■ **The request**: Extract everything from the first line through the line with "0.8045, 0.8115, 0.8209];", both ends included, except for any pictures.

■ **Stored data**:
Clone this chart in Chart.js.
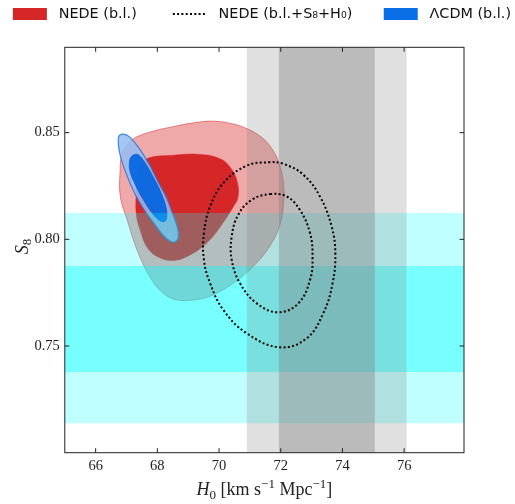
<!DOCTYPE html>
<html><head><meta charset="utf-8">
<script src="https://cdn.jsdelivr.net/npm/chart.js@4"></script>
<style>html,body{margin:0;padding:0;background:#fff;}#wrap{width:515px;height:504px;}</style>
</head><body><div id="wrap"><canvas id="c" width="515" height="504"></canvas></div>
<script>
// ---- axis setup ----
const xTicks = [66, 68, 70, 72, 74, 76];
const yTicks = [0.75, 0.80, 0.85];
const xRange = [65, 77.94];
const yRange = [0.70, 0.89];

// ---- external priors (bands) ----
const h0BandInner = [71.94, 75.05];
const h0BandOuter = [70.90, 76.08];
const s8BandInner = [0.7378, 0.7875];
const s8BandOuter = [0.7138, 0.8123];

// ---- NEDE (b.l.) contours ----
const nedeOuterH0 = [66.79, 66.85, 67.08, 67.34, 67.92, 68.51, 69.22, 69.80, 70.42, 70.90, 71.39, 71.71, 71.94, 72.09, 72.07, 71.94, 71.65, 71.13, 70.48, 69.80, 69.28, 68.64, 68.18, 67.76, 67.34, 67.02, 66.80];
const nedeOuterS8 = [0.8317, 0.8397, 0.8453, 0.8481, 0.8509, 0.8528, 0.8547, 0.8554, 0.8542, 0.8519, 0.8477, 0.8425, 0.8359, 0.8256, 0.8138, 0.8054, 0.7969, 0.7876, 0.7796, 0.7739, 0.7718, 0.7716, 0.7749, 0.7824, 0.7951, 0.8092, 0.8200];
const nedeInnerH0 = [67.34, 67.47, 67.76, 68.51, 69.28, 70.03, 70.42, 70.61, 70.61, 70.48, 70.06, 69.61, 69.06, 68.51, 67.99, 67.66, 67.44, 67.32, 67.31];
const nedeInnerS8 = [0.8303, 0.8354, 0.8383, 0.8394, 0.8399, 0.8378, 0.8326, 0.8256, 0.8195, 0.8157, 0.8063, 0.7984, 0.7927, 0.7901, 0.7920, 0.7965, 0.8045, 0.8115, 0.8209];

// ---- LCDM (b.l.) contours ----
const lcdmOuterH0 = [66.74, 66.89, 67.11, 67.44, 67.76, 68.02, 68.28, 68.47, 68.64, 68.68, 68.57, 68.38, 68.15, 67.86, 67.53, 67.24, 66.98, 66.79];
const lcdmOuterS8 = [0.8477, 0.8493, 0.8479, 0.8420, 0.8345, 0.8270, 0.8200, 0.8129, 0.8059, 0.8012, 0.7988, 0.7995, 0.8026, 0.8082, 0.8148, 0.8223, 0.8312, 0.8397];
const lcdmInnerH0 = [67.11, 67.21, 67.37, 67.60, 67.86, 68.09, 68.25, 68.31, 68.25, 68.09, 67.83, 67.53, 67.27, 67.11];
const lcdmInnerS8 = [0.8373, 0.8394, 0.8397, 0.8359, 0.8293, 0.8228, 0.8167, 0.8115, 0.8085, 0.8087, 0.8124, 0.8190, 0.8261, 0.8322];

// ---- NEDE (b.l.+S8+H0) contours (dotted) ----
const nedeFullOuterH0 = [71.59, 72.08, 72.73, 73.27, 73.65, 73.77, 73.68, 73.38, 72.84, 71.97, 70.89, 70.14, 69.71, 69.51, 69.51, 69.71, 70.14, 70.89];
const nedeFullOuterS8 = [0.8361, 0.8354, 0.8303, 0.8201, 0.8060, 0.7935, 0.7794, 0.7654, 0.7536, 0.7494, 0.7560, 0.7669, 0.7794, 0.7904, 0.8029, 0.8154, 0.8264, 0.8345];
const nedeFullInnerH0 = [71.65, 72.19, 72.62, 72.95, 73.03, 72.95, 72.57, 71.92, 71.22, 70.68, 70.41, 70.41, 70.62, 71.06];
const nedeFullInnerS8 = [0.8212, 0.8201, 0.8138, 0.8029, 0.7912, 0.7810, 0.7700, 0.7658, 0.7700, 0.7794, 0.7904, 0.8013, 0.8115, 0.8185];

// ---- legend texts ----
const legendTexts = ['NEDE (b.l.)', 'NEDE (b.l.+S₈+H₀)', 'ΛCDM (b.l.)'];

function pts(xs, ys) { return xs.map((x, i) => ({x: x, y: ys[i]})); }
function vband(r) { return [{x: r[0], y: yRange[0]}, {x: r[1], y: yRange[0]}, {x: r[1], y: yRange[1]}, {x: r[0], y: yRange[1]}]; }
function hband(r) { return [{x: xRange[0], y: r[0]}, {x: xRange[1], y: r[0]}, {x: xRange[1], y: r[1]}, {x: xRange[0], y: r[1]}]; }

const base = {pointRadius: 0, pointHoverRadius: 0};
const datasets = [
  Object.assign({data: pts(nedeFullOuterH0, nedeFullOuterS8), borderColor: '#000', borderWidth: 2, borderDash: [2, 2.3], fill: false, tension: 0.4, closed: true, order: 0}, base),
  Object.assign({data: pts(nedeFullInnerH0, nedeFullInnerS8), borderColor: '#000', borderWidth: 2, borderDash: [2, 2.3], fill: false, tension: 0.4, closed: true, order: 0}, base),
  Object.assign({data: vband(h0BandInner), backgroundColor: 'rgba(128,128,128,0.385)', borderWidth: 0, fill: 'shape', tension: 0, order: 1}, base),
  Object.assign({data: vband(h0BandOuter), backgroundColor: 'rgba(128,128,128,0.245)', borderWidth: 0, fill: 'shape', tension: 0, order: 2}, base),
  Object.assign({data: hband(s8BandInner), backgroundColor: 'rgba(0,255,255,0.38)', borderWidth: 0, fill: 'shape', tension: 0, order: 3}, base),
  Object.assign({data: hband(s8BandOuter), backgroundColor: 'rgba(0,255,255,0.25)', borderWidth: 0, fill: 'shape', tension: 0, order: 4}, base),
  Object.assign({data: pts(lcdmInnerH0, lcdmInnerS8), backgroundColor: 'rgba(0,100,225,0.9)', borderColor: 'rgba(0,90,210,0.9)', borderWidth: 0.8, fill: 'shape', tension: 0.4, closed: true, order: 5}, base),
  Object.assign({data: pts(lcdmOuterH0, lcdmOuterS8), backgroundColor: 'rgba(147,189,243,0.85)', borderColor: 'rgba(40,120,225,0.85)', borderWidth: 1.2, fill: 'shape', tension: 0.4, closed: true, order: 6}, base),
  Object.assign({data: pts(nedeInnerH0, nedeInnerS8), backgroundColor: '#d62728', borderColor: '#d62728', borderWidth: 0.5, fill: 'shape', tension: 0.4, closed: true, order: 7}, base),
  Object.assign({data: pts(nedeOuterH0, nedeOuterS8), backgroundColor: '#efa9a9', borderColor: 'rgba(214,39,40,0.5)', borderWidth: 1, fill: 'shape', tension: 0.4, closed: true, order: 8}, base)
];

const loopPlugin = {
  id: 'loop',
  beforeDatasetsUpdate(chart) {
    chart.data.datasets.forEach((ds, i) => {
      if (ds.closed) {
        const m = chart.getDatasetMeta(i);
        if (m.dataset) { m.dataset._loop = true; m.dataset._fullLoop = true; }
      }
    });
  }
};

const SERIF = '"Liberation Serif", "DejaVu Serif", serif';
function drawParts(ctx, parts, x, y, align) {
  let total = 0;
  parts.forEach(p => { ctx.font = p.f; p.w = ctx.measureText(p.t).width; total += p.w; });
  let cx = align === 'center' ? x - total / 2 : x;
  parts.forEach(p => { ctx.font = p.f; ctx.fillText(p.t, cx, y + (p.dy || 0)); cx += p.w; });
}

const framePlugin = {
  id: 'frame',
  afterDraw(chart) {
    const ctx = chart.ctx, a = chart.chartArea;
    const xs = chart.scales.x, ys = chart.scales.y;
    ctx.save();
    ctx.strokeStyle = '#222';
    ctx.lineWidth = 1;
    ctx.strokeRect(a.left, a.top, a.right - a.left, a.bottom - a.top);
    const L = 4.5;
    ctx.beginPath();
    xTicks.forEach(v => {
      const px = xs.getPixelForValue(v);
      ctx.moveTo(px, a.bottom); ctx.lineTo(px, a.bottom - L);
      ctx.moveTo(px, a.top); ctx.lineTo(px, a.top + L);
    });
    yTicks.forEach(v => {
      const py = ys.getPixelForValue(v);
      ctx.moveTo(a.left, py); ctx.lineTo(a.left + L, py);
      ctx.moveTo(a.right, py); ctx.lineTo(a.right - L, py);
    });
    ctx.stroke();
    // axis titles
    ctx.fillStyle = '#222';
    ctx.textBaseline = 'alphabetic';
    ctx.textAlign = 'left';
    const big = '18px ' + SERIF, bigI = 'italic 18px ' + SERIF, sm = '13px ' + SERIF;
    drawParts(ctx, [
      {t: 'H', f: bigI}, {t: '0', f: sm, dy: 3.5}, {t: ' [km s', f: big}, {t: '−1', f: sm, dy: -7},
      {t: ' Mpc', f: big}, {t: '−1', f: sm, dy: -7}, {t: ']', f: big}
    ], (a.left + a.right) / 2, 495, 'center');
    ctx.translate(28, 246.5);
    ctx.rotate(-Math.PI / 2);
    drawParts(ctx, [{t: 'S', f: 'italic 18px ' + SERIF}, {t: '8', f: sm, dy: 3}], 0, 0, 'center');
    ctx.restore();
  }
};

const tickFont = {family: SERIF, size: 14.5};
new Chart(document.getElementById('c'), {
  type: 'line',
  data: {datasets: datasets},
  plugins: [loopPlugin, framePlugin],
  options: {
    responsive: false,
    devicePixelRatio: 1,
    animation: false,
    events: [],
    layout: {padding: {left: 0, right: 0, top: 2.8, bottom: 0}},
    plugins: {
      tooltip: {enabled: false},
      legend: {
        display: true,
        position: 'top',
        align: 'end',
        labels: {
          usePointStyle: true,
          pointStyleWidth: 34,
          boxHeight: 12,
          padding: 4,
          color: '#111',
          font: {family: '"DejaVu Sans", sans-serif', size: 14.4},
          generateLabels: () => [
            {text: ' ' + legendTexts[0] + '       ', fillStyle: '#d62728', strokeStyle: '#d62728', lineWidth: 0, pointStyle: 'rect', hidden: false, fontColor: '#111'},
            {text: ' ' + legendTexts[1] + '      ', fillStyle: 'rgba(0,0,0,0)', strokeStyle: '#000', lineWidth: 2, lineDash: [2, 2.3], pointStyle: 'line', hidden: false, fontColor: '#111'},
            {text: ' ' + legendTexts[2], fillStyle: '#0a6fe6', strokeStyle: '#0a6fe6', lineWidth: 0, pointStyle: 'rect', hidden: false, fontColor: '#111'}
          ]
        },
        onClick: () => {}
      }
    },
    scales: {
      x: {
        type: 'linear', position: 'bottom', min: xRange[0], max: xRange[1],
        afterBuildTicks: s => { s.ticks = xTicks.map(v => ({value: v})); },
        afterFit: s => { s.height = 51.3; },
        grid: {display: false, drawTicks: false}, border: {display: false},
        ticks: {padding: 5, color: '#222', font: tickFont, maxRotation: 0, autoSkip: false, callback: v => String(v)}
      },
      xt: {
        type: 'linear', position: 'top', axis: 'x', min: xRange[0], max: xRange[1],
        afterFit: s => { s.height = 16.1; },
        grid: {display: false, drawTicks: false}, border: {display: false},
        ticks: {display: false}
      },
      y: {
        type: 'linear', position: 'left', min: yRange[0], max: yRange[1],
        afterBuildTicks: s => { s.ticks = yTicks.map(v => ({value: v})); },
        afterFit: s => { s.width = 64.8; },
        grid: {display: false, drawTicks: false}, border: {display: false},
        ticks: {padding: 5, color: '#222', font: tickFont, autoSkip: false, callback: v => v.toFixed(2)}
      },
      yr: {
        type: 'linear', position: 'right', axis: 'y', min: yRange[0], max: yRange[1],
        afterFit: s => { s.width = 51; },
        grid: {display: false, drawTicks: false}, border: {display: false},
        ticks: {display: false}
      }
    }
  }
});
</script></body></html>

■ **Solution for this exercise**:
Clone this chart in Chart.js.
<!DOCTYPE html>
<html><head><meta charset="utf-8">
<script src="https://cdn.jsdelivr.net/npm/chart.js@4"></script>
<style>html,body{margin:0;padding:0;background:#fff;}#wrap{width:515px;height:504px;}</style>
</head><body><div id="wrap"><canvas id="c" width="515" height="504"></canvas></div>
<script>
// ---- axis setup ----
const xTicks = [66, 68, 70, 72, 74, 76];
const yTicks = [0.75, 0.80, 0.85];
const xRange = [65, 77.94];
const yRange = [0.70, 0.89];

// ---- external priors (bands) ----
const h0BandInner = [71.94, 75.05];
const h0BandOuter = [70.90, 76.08];
const s8BandInner = [0.7378, 0.7875];
const s8BandOuter = [0.7138, 0.8123];

// ---- NEDE (b.l.) contours ----
const nedeOuterH0 = [66.79, 66.85, 67.08, 67.34, 67.92, 68.51, 69.22, 69.80, 70.42, 70.90, 71.39, 71.71, 71.94, 72.09, 72.07, 71.94, 71.65, 71.13, 70.48, 69.80, 69.28, 68.64, 68.18, 67.76, 67.34, 67.02, 66.80];
const nedeOuterS8 = [0.8317, 0.8397, 0.8453, 0.8481, 0.8509, 0.8528, 0.8547, 0.8554, 0.8542, 0.8519, 0.8477, 0.8425, 0.8359, 0.8256, 0.8138, 0.8054, 0.7969, 0.7876, 0.7796, 0.7739, 0.7718, 0.7716, 0.7749, 0.7824, 0.7951, 0.8092, 0.8200];
const nedeInnerH0 = [67.34, 67.47, 67.76, 68.51, 69.28, 70.03, 70.42, 70.61, 70.61, 70.48, 70.06, 69.61, 69.06, 68.51, 67.99, 67.66, 67.44, 67.32, 67.31];
const nedeInnerS8 = [0.8303, 0.8354, 0.8383, 0.8394, 0.8399, 0.8378, 0.8326, 0.8256, 0.8195, 0.8157, 0.8063, 0.7984, 0.7927, 0.7901, 0.7920, 0.7965, 0.8045, 0.8115, 0.8209];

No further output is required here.